I threw my plumbing box out for that reason. Its sooooo much cheaper in the end to hire a plumber.


----------



## KillerToiletSpider (May 27, 2007)

rex said:


> just goes to show that plumbers have a license for a reason...its the little things that can fuk up lots of stuff, that the pretend plumbers dont know


The hell you say.

2 days ago I couldn't spell plummer, today I is one.


----------



## Smatt (Feb 22, 2011)

fourcornerhome said:


> after checking the paper work again, the faucet does in fact have the check valve. I have to have a reinspection to show him where it is.
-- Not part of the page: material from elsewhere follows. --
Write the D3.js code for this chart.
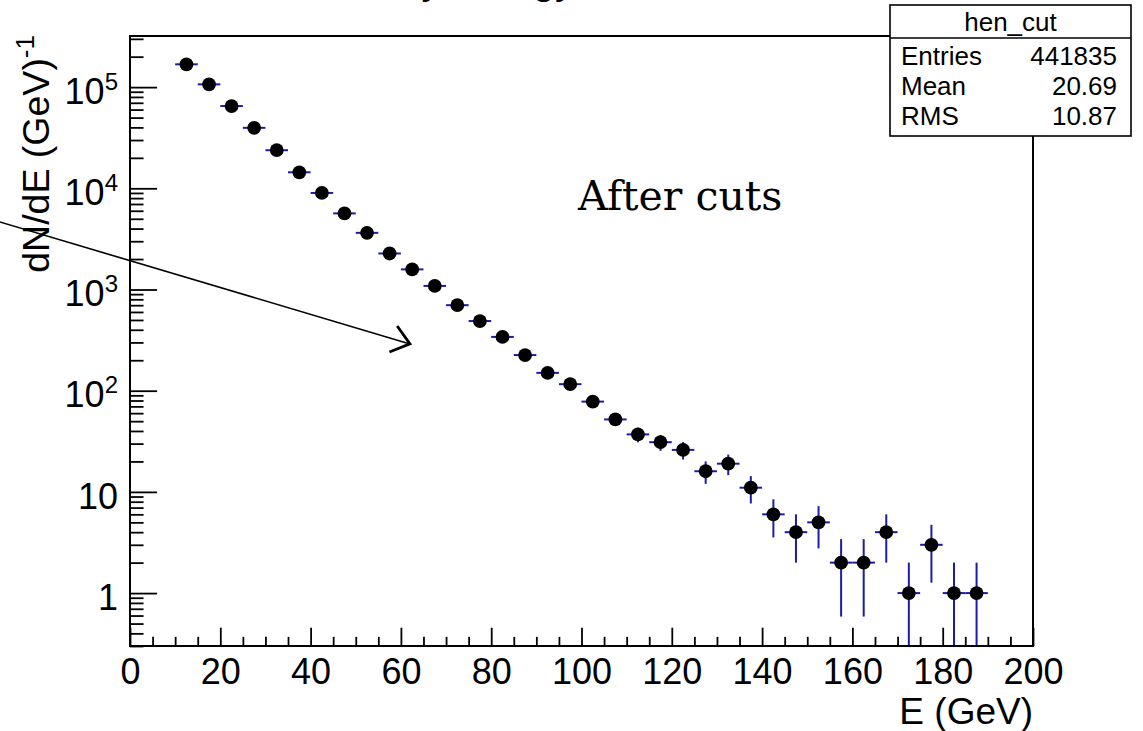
<!DOCTYPE html>
<html>
<head>
<meta charset="utf-8">
<script src="https://cdn.jsdelivr.net/npm/d3@7"></script>
<style>
  html, body { margin: 0; padding: 0; background: #ffffff; }
  svg { display: block; }
</style>
</head>
<body>
<svg id="chart" width="1143" height="731"></svg>
<script>
// Histogram "hen_cut": counts per 5 GeV bin (bin centres in GeV)
const binCenters = [12.5, 17.5, 22.5, 27.5, 32.5, 37.5, 42.5, 47.5, 52.5, 57.5,
                    62.5, 67.5, 72.5, 77.5, 82.5, 87.5, 92.5, 97.5, 102.5, 107.5,
                    112.5, 117.5, 122.5, 127.5, 132.5, 137.5, 142.5, 147.5, 152.5, 157.5,
                    162.5, 167.5, 172.5, 177.5, 182.5, 187.5];
const counts = [168000, 106500, 65000, 39600, 23800, 14400, 9000, 5650, 3630, 2270,
                1580, 1085, 700, 488, 340, 225, 150, 116, 78, 52,
                37, 31, 26, 16, 19, 11, 6, 4, 5, 2,
                2, 4, 1, 3, 1, 1];
const binHalfWidth = 2.5;

// Axis ticks
const xMajorTicks = [0, 20, 40, 60, 80, 100, 120, 140, 160, 180, 200];
const xMinorStep = 5;
const yDecades = [1, 10, 100, 1000, 10000, 100000];
const yDecadeLabels = [["1", ""], ["10", ""], ["10", "2"], ["10", "3"], ["10", "4"], ["10", "5"]];
const yMinorMultipliers = [2, 3, 4, 5, 6, 7, 8, 9];

// Texts
const histTitle = "Primary energy";
const xTitle = "E (GeV)";
const yTitle = "dN/dE (GeV)";
const yTitleExp = "-1";
const annotation = "After cuts";
const statsName = "hen_cut";
const statsLabels = ["Entries", "Mean", "RMS"];
const statsValues = ["441835", "20.69", "10.87"];

// Annotation arrow, in data coordinates (E, dN/dE)
const arrowFrom = [-29.5, 4750];
const arrowTo = [62.0, 290];

const W = 1143, H = 731;
const frame = { left: 130, right: 1033, top: 36, bottom: 646 };
const sans = "'Liberation Sans', Arial, Helvetica, sans-serif";
const errColor = "#1c1cac";

const svg = d3.select("#chart");
svg.append("rect").attr("width", W).attr("height", H).attr("fill", "#ffffff");

const x = d3.scaleLinear().domain([0, 200]).range([frame.left, frame.right]);
const y = d3.scaleLog().domain([0.3, 3.2e5]).range([frame.bottom, frame.top]);

const frameH = frame.bottom - frame.top;
const frameW = frame.right - frame.left;
const xMajorLen = 0.03 * frameH, xMinorLen = xMajorLen / 2;
const yMajorLen = 0.03 * frameW, yMinorLen = yMajorLen / 2;

// Title (sits above the canvas edge)
svg.append("text")
  .attr("x", 575).attr("y", -6)
  .attr("text-anchor", "end")
  .attr("font-family", sans).attr("font-size", 40)
  .text(histTitle);

// X axis: major + minor ticks pointing into the frame
const xMinor = d3.range(0, 200 + 0.001, xMinorStep).filter(v => !xMajorTicks.includes(v));
const gxMinor = svg.append("g")
  .attr("transform", `translate(0,${frame.bottom})`)
  .call(d3.axisBottom(x).tickValues(xMinor).tickSize(-xMinorLen).tickFormat(""));
const gx = svg.append("g")
  .attr("transform", `translate(0,${frame.bottom})`)
  .call(d3.axisBottom(x).tickValues(xMajorTicks).tickSize(-xMajorLen).tickPadding(12).tickFormat(d3.format("d")));
[gx, gxMinor].forEach(g => {
  g.select(".domain").remove();
  g.selectAll("line").attr("stroke", "#000").attr("stroke-width", 1.8);
});
gx.selectAll("text").attr("font-family", sans).attr("font-size", 36).attr("fill", "#000");

// Y axis (log): decades + 2..9 minor ticks
const yMinor = [];
[0.1, 1, 10, 100, 1000, 10000, 100000].forEach(d => {
  yMinorMultipliers.forEach(m => {
    const v = d * m;
    if (v >= 0.3 && v <= 3.2e5) yMinor.push(v);
  });
});
const gyMinor = svg.append("g")
  .attr("transform", `translate(${frame.left},0)`)
  .call(d3.axisLeft(y).tickValues(yMinor).tickSize(-yMinorLen).tickFormat(""));
const gy = svg.append("g")
  .attr("transform", `translate(${frame.left},0)`)
  .call(d3.axisLeft(y).tickValues(yDecades).tickSize(-yMajorLen).tickPadding(12).tickFormat(""));
[gy, gyMinor].forEach(g => {
  g.select(".domain").remove();
  g.selectAll("line").attr("stroke", "#000").attr("stroke-width", 1.8);
});
gy.selectAll(".tick text").each(function(d, i) {
  const t = d3.select(this)
    .attr("font-family", sans).attr("font-size", 36).attr("fill", "#000")
    .attr("dy", "0.45em");
  const [base, exp] = yDecadeLabels[i];
  t.append("tspan").text(base);
  if (exp) t.append("tspan").attr("font-size", 24).attr("dy", -14).text(exp);
});

// Axis titles
svg.append("text")
  .attr("x", frame.right).attr("y", 724)
  .attr("text-anchor", "end")
  .attr("font-family", sans).attr("font-size", 37)
  .text(xTitle);
const yt = svg.append("text")
  .attr("transform", `translate(49,35) rotate(-90)`)
  .attr("text-anchor", "end")
  .attr("font-family", sans).attr("font-size", 37.5);
yt.append("tspan").text(yTitle);
yt.append("tspan").attr("font-size", 26).attr("dy", -15).text(yTitleExp);

// Data: error bars + markers
const points = binCenters.map((c, i) => ({ e: c, n: counts[i], err: Math.sqrt(counts[i]) }));
const yClamp = v => y(Math.max(v, 0.3));
const gData = svg.append("g");
gData.selectAll("line.ex").data(points).join("line")
  .attr("class", "ex")
  .attr("x1", d => x(d.e - binHalfWidth)).attr("x2", d => x(d.e + binHalfWidth))
  .attr("y1", d => y(d.n)).attr("y2", d => y(d.n))
  .attr("stroke", errColor).attr("stroke-width", 2);
gData.selectAll("line.ey").data(points).join("line")
  .attr("class", "ey")
  .attr("x1", d => x(d.e)).attr("x2", d => x(d.e))
  .attr("y1", d => yClamp(d.n - d.err)).attr("y2", d => yClamp(d.n + d.err))
  .attr("stroke", errColor).attr("stroke-width", 2);
gData.selectAll("circle").data(points).join("circle")
  .attr("cx", d => x(d.e)).attr("cy", d => y(d.n)).attr("r", 6.9)
  .attr("fill", "#000");

// Frame
svg.append("rect")
  .attr("x", frame.left).attr("y", frame.top)
  .attr("width", frameW).attr("height", frameH)
  .attr("fill", "none").attr("stroke", "#000").attr("stroke-width", 2);

// Annotation text
svg.append("text")
  .attr("x", 578).attr("y", 210)
  .attr("font-family", "'DejaVu Serif', serif").attr("font-size", 41)
  .text(annotation);

// Arrow with open head
const ax0 = x(arrowFrom[0]), ay0 = y(arrowFrom[1]);
const ax1 = x(arrowTo[0]), ay1 = y(arrowTo[1]);
svg.append("line")
  .attr("x1", ax0).attr("y1", ay0).attr("x2", ax1).attr("y2", ay1)
  .attr("stroke", "#000").attr("stroke-width", 1.6);
const ang = Math.atan2(ay1 - ay0, ax1 - ax0);
const headLen = 22, headAng = 38 * Math.PI / 180;
const head = [ang + Math.PI - headAng, ang + Math.PI + headAng].map(a => [ax1 + headLen * Math.cos(a), ay1 + headLen * Math.sin(a)]);
svg.append("path")
  .attr("d", `M${head[0][0]},${head[0][1]}L${ax1},${ay1}L${head[1][0]},${head[1][1]}`)
  .attr("fill", "none").attr("stroke", "#000").attr("stroke-width", 2.8)
  .attr("stroke-linejoin", "miter");

// Statistics box
const sb = { x: 890, y: 5, w: 241, h: 131, titleH: 33 };
const gs = svg.append("g");
gs.append("rect")
  .attr("x", sb.x).attr("y", sb.y).attr("width", sb.w).attr("height", sb.h)
  .attr("fill", "#fff").attr("stroke", "#000").attr("stroke-width", 1.6);
gs.append("line")
  .attr("x1", sb.x).attr("x2", sb.x + sb.w)
  .attr("y1", sb.y + sb.titleH).attr("y2", sb.y + sb.titleH)
  .attr("stroke", "#000").attr("stroke-width", 1.6);
gs.append("text")
  .attr("x", sb.x + sb.w / 2).attr("y", 31)
  .attr("text-anchor", "middle")
  .attr("font-family", sans).attr("font-size", 26)
  .text(statsName);
const rowBase = [65, 95, 125];
statsLabels.forEach((lab, i) => {
  gs.append("text").attr("x", sb.x + 11).attr("y", rowBase[i])
    .attr("font-family", sans).attr("font-size", 26).text(lab);
  gs.append("text").attr("x", sb.x + sb.w - 14).attr("y", rowBase[i])
    .attr("text-anchor", "end")
    .attr("font-family", sans).attr("font-size", 26).text(statsValues[i]);
});
</script>
</body>
</html>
A good inspector that knows his stuff should know where it is


----------



## Smatt (Feb 22, 2011)

Hand held showers are supposed to have a back flow preventer on them as well


----------



## 422 plumber (Mar 21, 2010)

Smatt said:


> A good inspector that knows his stuff should know where it is


It's not up to the inspector to tear apart a faucet, it's up to the plumber being inspected to have the necessary documentation or ASSE/ASME stamps accessible.


----------